Interestingly, the unit involved in the Pampanga incident in 2013 was also the provincial intelligence group there. The working habits of its Iloilo counterpart are not too far away. Although I am not prepared to say that the IPPO special operations group headed by P/Major Jonathan Pinuela is into the recycling of drugs, I have no doubts that their procedures – or breach of procedures – would elicit the same contempt and anger from the Senators.

The rogue cops of the IPPO turned themselves into a private army when they conducted checkpoints in the 4th and 5th districts to harass and intimidate political leaders of former 4th District Cong. Ferjenel G. Biron. As police officers, nobody can fault them for conducting checkpoints. But they blatantly ignored Comelec rules and regulations. And from the looks of it, their activities were not sanctioned by Comelec.

First and foremost, Comelec guidelines strictly provide for police or military personnel assigned to conduct checkpoints to be in full uniform, with their name tags visible. Second, the checkpoints must be established in well-lighted areas with a big billboard identifying it as a Comelec checkpoint prominently placed in the middle of the road. Third, Comelec personnel must be present.

All these three guidelines were violated by the IPPO-SOG under Pinuela in the final week before the elections as they stopped vehicles in areas known to be bailiwicks of Biron. Photographs that circulated on Facebook showed men wearing basketball shorts and t-shirts wielding high-powered weapons checking on the motorists who went by. The location of their checkpoints was in remote and dark areas. And, you guessed it right, there was no Comelec official present.

According to a source, their mission was to intercept money shipments intended for the last-minute political activities of Biron’s leaders. Any money that was discovered in the vehicles wasn’t going to be reported. In short, “hulidap”.

Pinuela was reported to have said over the radio that this manner of conducting checkpoints was allowed by Comelec. I dare him to execute an affidavit to that effect and furnish me with a copy.

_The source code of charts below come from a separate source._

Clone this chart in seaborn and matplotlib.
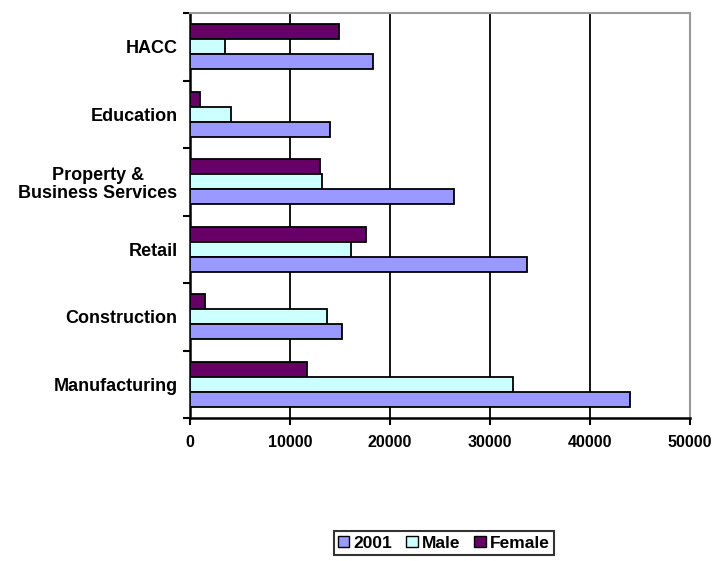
import seaborn as sns
import matplotlib.pyplot as plt
import pandas as pd
from matplotlib.patches import Patch

# data
categories = ['HACC', 'Education', 'Property &\nBusiness Services', 'Retail',
              'Construction', 'Manufacturing']
vals_2001 = [18300, 14000, 26400, 33700, 15200, 44000]
vals_male = [3500, 4100, 13200, 16100, 13700, 32300]
vals_female = [14900, 1000, 13000, 17600, 1500, 11700]
x_ticks = [0, 10000, 20000, 30000, 40000, 50000]

df = pd.concat([
    pd.DataFrame({'cat': categories, 'series': '2001', 'value': vals_2001}),
    pd.DataFrame({'cat': categories, 'series': 'Male', 'value': vals_male}),
    pd.DataFrame({'cat': categories, 'series': 'Female', 'value': vals_female}),
])

colors = {'2001': '#9999ff', 'Male': '#ccffff', 'Female': '#660066'}

sns.set_style('white', {'text.color': 'black', 'xtick.color': 'black',
                        'ytick.color': 'black', 'axes.labelcolor': 'black'})
plt.rcParams['font.family'] = ['Liberation Sans', 'DejaVu Sans']

fig = plt.figure(figsize=(7.24, 5.61), dpi=100)
ax = fig.add_axes([190 / 724, 1 - 418 / 561, 500 / 724, 405 / 561])

sns.barplot(data=df, y='cat', x='value', hue='series', order=categories,
            hue_order=['Female', 'Male', '2001'], palette=colors, orient='h',
            width=0.67, saturation=1, edgecolor='black', linewidth=1.3,
            legend=False, ax=ax, zorder=3)

ax.set_xlim(0, 50000)
ax.set_ylim(len(categories) - 0.5, -0.5)
ax.set_xticks(x_ticks)
ax.set_xticklabels([str(t) for t in x_ticks], fontsize=11.5, fontweight='bold')
ax.set_yticks(range(len(categories)))
ax.set_yticklabels(categories, fontsize=13, fontweight='bold', multialignment='center',
                   linespacing=1.1)
ax.tick_params(axis='y', length=0, pad=9)
ax.set_yticks([i - 0.5 for i in range(len(categories) + 1)], minor=True)
ax.tick_params(axis='y', which='minor', length=5, width=1.5, direction='out', left=True)
ax.tick_params(axis='x', length=5, width=1.5, direction='out', bottom=True, pad=7)
ax.set_xlabel('')
ax.set_ylabel('')

ax.grid(False)
for t in x_ticks[1:-1]:
    ax.axvline(t, color='black', linewidth=1.3, zorder=1)

for side in ['left', 'bottom']:
    ax.spines[side].set_color('black')
    ax.spines[side].set_linewidth(1.8)
for side in ['top', 'right']:
    ax.spines[side].set_color('#999999')
    ax.spines[side].set_linewidth(1.5)

handles = [Patch(facecolor=colors[s], edgecolor='black', label=s) for s in ['2001', 'Male', 'Female']]
leg = fig.legend(handles=handles, loc='center', bbox_to_anchor=(444 / 724, 1 - 543 / 561),
                 ncol=3, frameon=True, fancybox=False, handlelength=0.65, handleheight=0.65,
                 handletextpad=0.25, columnspacing=0.8, borderpad=0.25,
                 prop={'weight': 'bold', 'size': 12.5})
leg.get_frame().set_edgecolor('black')
leg.get_frame().set_linewidth(1.5)

plt.savefig('out.png', dpi=100)
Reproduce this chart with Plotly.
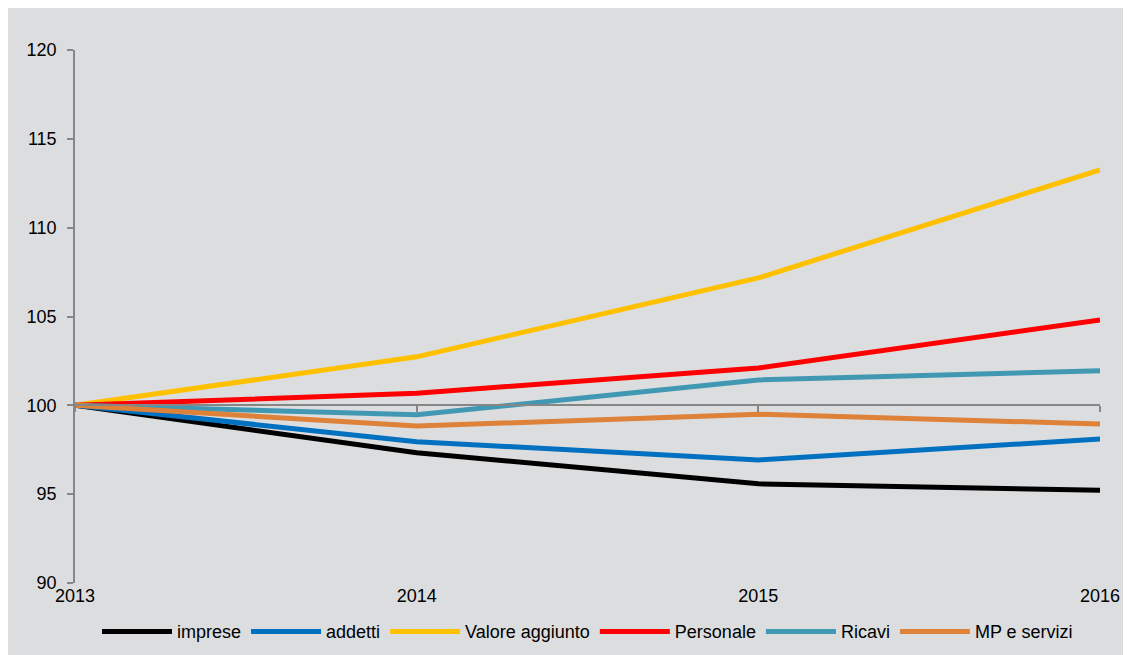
import plotly.graph_objects as go

years = [2013, 2014, 2015, 2016]
imprese = [100, 97.33, 95.58, 95.22]
addetti = [100, 97.95, 96.93, 98.1]
valore_aggiunto = [100, 102.73, 107.17, 113.25]
personale = [100, 100.68, 102.1, 104.8]
ricavi = [100, 99.47, 101.43, 101.94]
mp_servizi = [100, 98.83, 99.5, 98.95]

series = [
    ("imprese", imprese, "#000000"),
    ("addetti", addetti, "#0070C0"),
    ("Valore aggiunto", valore_aggiunto, "#FFC000"),
    ("Personale", personale, "#FF0000"),
    ("Ricavi", ricavi, "#4198B3"),
    ("MP e servizi", mp_servizi, "#DE8139"),
]

# page body adds an 8px margin, so the figure is a bit smaller than the window
W, H = 1123, 647
L, R, T, B = 67, 31, 42, 72
bg = "#DCDDDF"
axis_col = "#868686"
font = dict(family="Liberation Sans, Arial, sans-serif", size=18, color="#000000")

fig = go.Figure()
for name, vals, col in series:
    fig.add_trace(go.Scatter(x=years, y=vals, name=name, mode="lines",
                             line=dict(color=col, width=5)))

# dummy trace so the axis line at 100 gets drawn
fig.add_trace(go.Scatter(x=years, y=imprese, xaxis="x2", mode="lines",
                         line=dict(width=0), showlegend=False, hoverinfo="skip"))

fig.update_layout(
    width=W, height=H,
    margin=dict(l=L, r=R, t=T, b=B, autoexpand=False),
    paper_bgcolor=bg, plot_bgcolor=bg,
    font=font,
    showlegend=True,
    legend=dict(orientation="h", x=0.5, xanchor="center", yref="container",
                y=0.036, yanchor="middle",
                font=font, bgcolor="rgba(0,0,0,0)", itemwidth=70),
    xaxis=dict(range=[2013, 2016], tickvals=years, ticktext=[str(y) for y in years],
               showline=False, showgrid=False, zeroline=False, ticks="", tickfont=font),
    xaxis2=dict(range=[2013, 2016], overlaying="x", anchor="free", position=1 / 3,
                showline=True, linecolor=axis_col, linewidth=1.5, ticks="outside",
                tickcolor=axis_col, ticklen=6, tickwidth=1.5, tickvals=years,
                showticklabels=False, showgrid=False, zeroline=False),
    yaxis=dict(range=[90, 120], tickvals=[90, 95, 100, 105, 110, 115, 120],
               showline=True, linecolor=axis_col, linewidth=1.5, ticks="outside",
               tickcolor=axis_col, ticklen=6, tickwidth=1.5, showgrid=False,
               zeroline=False, tickfont=font, ticklabelstandoff=7),
)

fig.write_html("out.html")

Yesterday’s hearing talked about the deep-seated corruption that has afflicted the Philippine National Police that rose to the level of rogue cops like P/Major Rodney Raymund Baloyo to stage fake drug busts and report only a fraction of their haul, and then recycle the rest to drug syndicates.

Police operational procedures are put in place so that officers will conduct themselves properly and not violate the rights of other people. Credibility is important in police work. Hence, every aspect of what they do must stand up to the minutest scrutiny and not be found wanting in propriety.

And now it seems this habit of conducting checkpoints in civilian clothing has become the norm for the IPPO.

From what I heard about the murder of Adonis Hontiveros in Sara, Iloilo last week, the fatal gunshot wound that he got was fired by one of three policemen in civilian clothes. Pinuela has succeeded in planting his irregular, and corrupt, ways in other sectors of the IPPO.

Perhaps the new Provincial Director, P/Colonel Roland Vilela, should examine deeply why Pinuela is even there as SOG chief in the first place. It was also Pinuela’s unit that supposedly conducted a buy-bust operation against Sara, Iloilo Sangguniang Bayan (SB) Secretary James Balsomo. Balsomo was shot just moments after he stepped out of his office. Well, as the usual police storyline goes, the supposed target of the drug bust fired first. Unfortunately for the SOG, Balsomo survived and is likely to file criminal charges against its operatives.

Vilela has a tough mission in rebuilding the tattered image of the IPPO under his predecessor, P/Colonel Marlon Tayaba. He should not hold his punches back. Such was the lesson that we could derive from yesterday’s brave testimonies from the likes of former CIDG Chief Benjamin Magalong and former Police General and now PDEA chief Aaron Aquino.